■ **GIVEN EXERCISE**: The lines from the top of the material below through the line containing "import plotly.graph_objects as go" are to be printed exactly, with pictures omitted.

■ **COLLECTED DATA**:
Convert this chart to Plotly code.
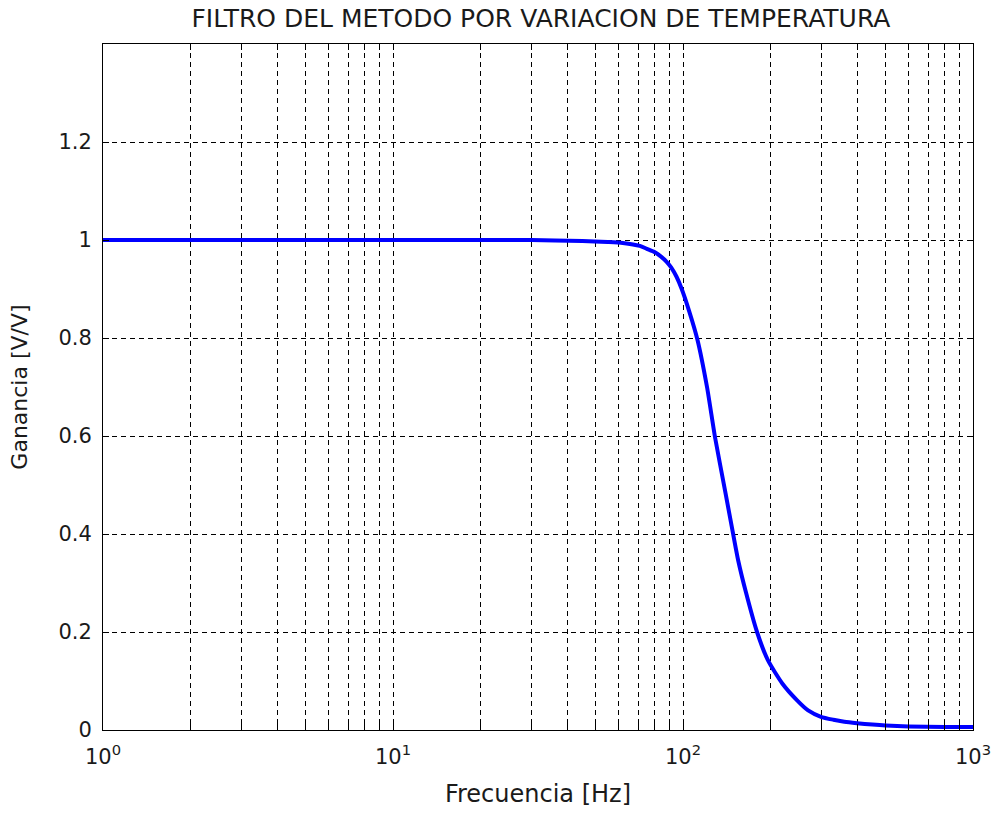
import plotly.graph_objects as go

# Frequency response of the temperature-variation filter
freq_hz = [1, 3, 10, 30, 45, 55, 62, 71, 75, 80, 84, 88, 91, 95, 99, 105, 112,
           121, 129, 140, 149, 155, 165, 180, 196, 220, 247, 270, 299, 330,
           360, 398, 450, 500, 600, 800, 1000]
gain_vv = [1.0, 1.0, 1.0, 1.0, 0.998, 0.996, 0.994, 0.988, 0.982, 0.975, 0.966,
           0.955, 0.944, 0.925, 0.900, 0.855, 0.798, 0.700, 0.597, 0.485,
           0.399, 0.346, 0.280, 0.200, 0.143, 0.095, 0.061, 0.040, 0.027,
           0.021, 0.017, 0.014, 0.011, 0.009, 0.007, 0.006, 0.006]

# Log-axis ticks: labelled decades plus unlabelled 2..9 multiples
x_tickvals = [1, 10, 100, 1000]
x_ticktext = ["10<sup>0</sup>", "10<sup>1</sup>", "10<sup>2</sup>", "10<sup>3</sup>"]
x_minorvals = [m * 10 ** d for d in range(3) for m in range(2, 10)]

y_tickvals = [0, 0.2, 0.4, 0.6, 0.8, 1.0, 1.2]
y_ticktext = ["0", "0.2", "0.4", "0.6", "0.8", "1", "1.2"]

FONT = "DejaVu Sans, Verdana, sans-serif"
TXT = "#1a1a1a"
DASH = "5px,4px"

fig = go.Figure()
fig.add_trace(go.Scatter(
    x=freq_hz, y=gain_vv, mode="lines",
    line=dict(color="#0000ff", width=4, shape="spline", smoothing=0.6),
    showlegend=False, hoverinfo="skip",
))

axis_common = dict(
    showline=True, linecolor="black", linewidth=1, mirror="ticks",
    ticks="inside", ticklen=6, tickcolor="black", tickwidth=1,
    showgrid=True, gridcolor="black", gridwidth=1.2, griddash=DASH,
    zeroline=False, automargin=False,
    tickfont=dict(family=FONT, size=21, color=TXT),
)

fig.update_xaxes(
    type="log", range=[0, 3],
    tickmode="array", tickvals=x_tickvals, ticktext=x_ticktext,
    minor=dict(tickmode="array", tickvals=x_minorvals, ticks="inside",
               ticklen=6, tickcolor="black", tickwidth=1,
               showgrid=True, gridcolor="black", gridwidth=1.2, griddash=DASH),
    ticklabelstandoff=8,
    title_text="Frecuencia [Hz]", title_standoff=16,
    title_font=dict(family=FONT, size=24, color=TXT),
    **axis_common,
)
fig.update_yaxes(
    range=[0, 1.4],
    tickmode="array", tickvals=y_tickvals, ticktext=y_ticktext,
    ticklabelstandoff=6,
    title_text="Ganancia [V/V]", title_standoff=24,
    title_font=dict(family=FONT, size=22, color=TXT),
    **axis_common,
)

fig.update_layout(
    width=998, height=814,
    margin=dict(l=103, r=25, t=44, b=84),
    paper_bgcolor="white", plot_bgcolor="white",
    title=dict(
        text="FILTRO DEL METODO POR VARIACION DE TEMPERATURA",
        x=0.542, xanchor="center", y=0.978, yanchor="middle",
        font=dict(family=FONT, size=25, color=TXT),
    ),
)

fig.write_html("out.html")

■ **RIGHT ANSWER**:
Convert this chart to Plotly code.
import plotly.graph_objects as go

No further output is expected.